Meskipun banyak sekali perdebatan antara halal-haram sebuah musik, Nasida Ria menjadi salah satu grup musik representasi kelompok musik penyebar perdamaian. Kita tidak asing dengan kelompok qasidah “Nasida Ria”, apalagi bagi generasi 90-an, kelompok qasidah ini melalui lantunan lagu yang disampaikan, selalu relevan dengan kondisi masyarakat. Kehadiran “Nasida Ria” dalam industri musik tidak hanya mencerminkan musik Islam semata. Artinya, lagu-lagu yang dinyanyikan “Nasida Ria” sangat universal.
Akhir-akhir ini, nama “Nasida Ria” viral. Sebab potongan lirik lagu “tahun 2000” tersebut mengingatkan kita kepada banyak sekali hal-hal buruk yang terjadi beberapa belakangan ini, seperti halnya virus Covid-19. Lirik yang disampaikan dalam lagu tersebut, erat kaitannya dengan fenomena masyarakat modern saat ini. Pesan yang disampaikan justru sangat universal, yakni dibalik canggihnya teknologi, pengetahuan, etika, moral, dan ilmu tetap harus dimiliki oleh manusia sebagai bekal untuk menghadapi itu.

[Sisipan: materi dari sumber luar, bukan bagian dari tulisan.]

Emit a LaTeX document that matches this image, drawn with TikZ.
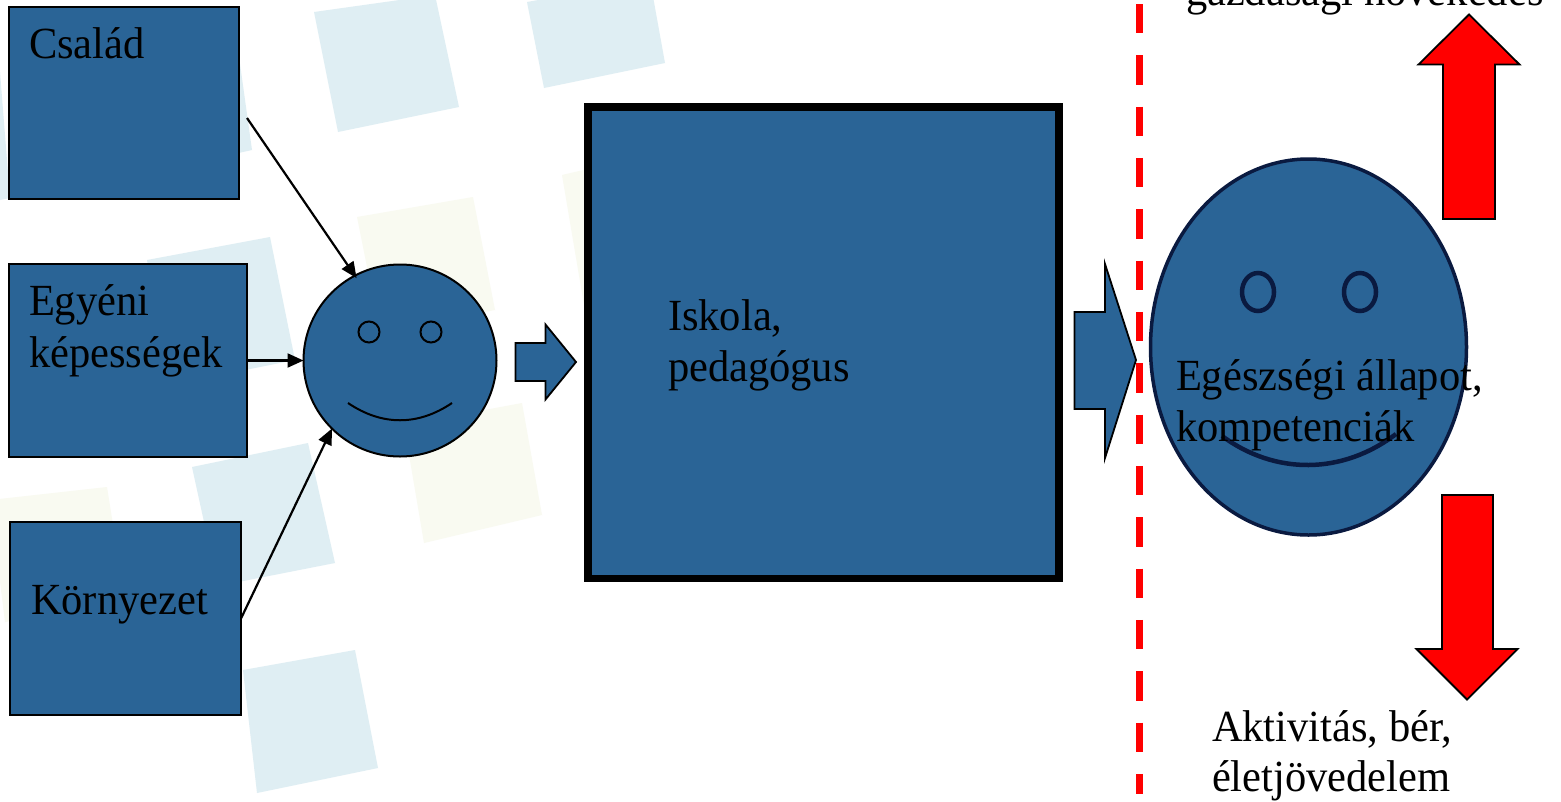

Apa yang disampaikan oleh “Nasida Ria” dalam lagu tersebut sangat universal, tidak terbatas pada agama, kelompol ataupun suku tertentu. Kita juga bisa mendengarkan dengan seksama melalui lagu-lagunya, mulai dari lagu perdamaian, tahun ibu, hingga mataharinya dunia, dan lainnya. Apa yang disampaikan oleh “Nasida Ria” melalui lagu tersebut menjadi salah satu media untuk menyebarkan moderasi beragama.
Dengan demikian, musik tidak hanya dimaknai satu sisi saja, melainkan bisa menjadi ladang dakwah, syi’ar kepada masyarakat, hingga mengeratkan persatuan dan kesatuan. Dengan demikian, fungsi musik untuk menyebarkan moderasi beragama sangat relevan dengan kebutuhan. Zuhad Mahdi, yang merupakan team dari “Nasida Ria”, pada acara dialog tersebut menyampaikan bahwa, semangat perdamaian dan merangkul semua kalangan dalam wujud lagu serta lirik yang tidak dimakan oleh waktu.
Serta hadir untuk seluruh masyarakat beragam yang dibawa oleh “Nasida Ria” menjadi pemicu tetap eksisnya grup qasidah tersebut dari masa ke masa. Musik bisa menjadi salah satu alat untuk menyebarkan moderasi beragama, jika hal itu membawa nilai-nilai keberagaman, serta bisa dinikmati oleh semua kalangan dan tidak mengandung unsur Isu SARA di dalamnya.